Blais acknowledged that police forces include people who bring their own biases to every interaction. Likewise, he said, people on the receiving end of a police encounter may seek explanations to justify what they see as unfair treatment.

These divergent views were magnified during a tense question-and-answer session in which members of the crowd interrupted speakers to lob complaints against the police, at one point even calling for Blais to resign.

During a particularly contentious exchange, Blais asked a questioner what level of street checks he would find acceptable, to which several members of the audience replied, "zero."

While Blais acceded to a proposal to provide advocates for people who file discrimination complaints against police, he demurred at the suggestion that Halifax adopt more stringent street check regulations like those recently implemented in Ontario.

After three hours of dialogue, both sides remained steadfast in their points of view.
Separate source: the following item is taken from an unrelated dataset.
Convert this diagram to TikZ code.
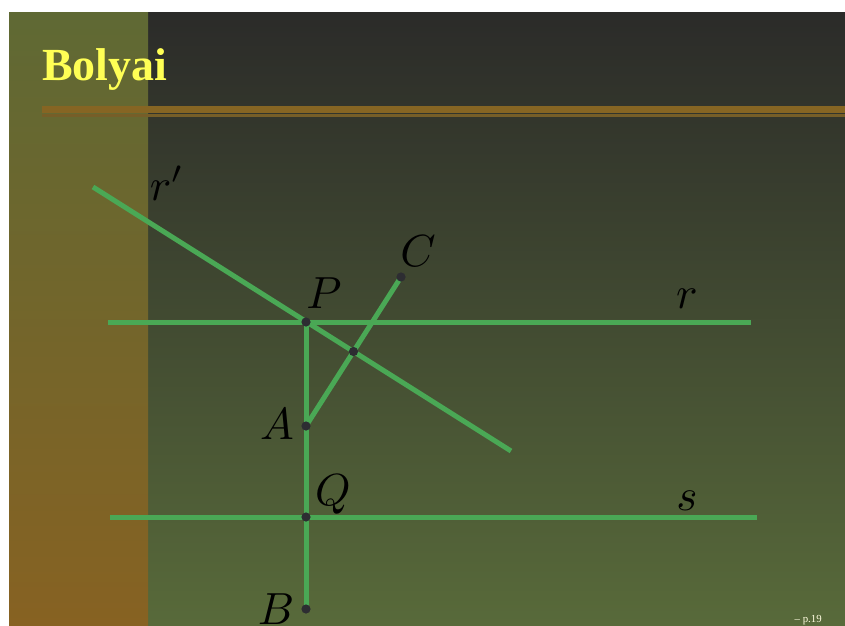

In some ways, the search for common ground seemed more distant than before, but all agreed that broaching the difficult subject of police relations with minorities was a first step towards ensuring the wellbeing of the community as a whole.

"As we've seen in the room, there's so much happening in the hearts of people in dealing with this issue that we can get to the place where we're talking about more than the problem, but the solution,"  said panellist Rickcola Brinton of Nova Scotia Legal Aid. "The discussion didn't start here, and the discussion won't end here."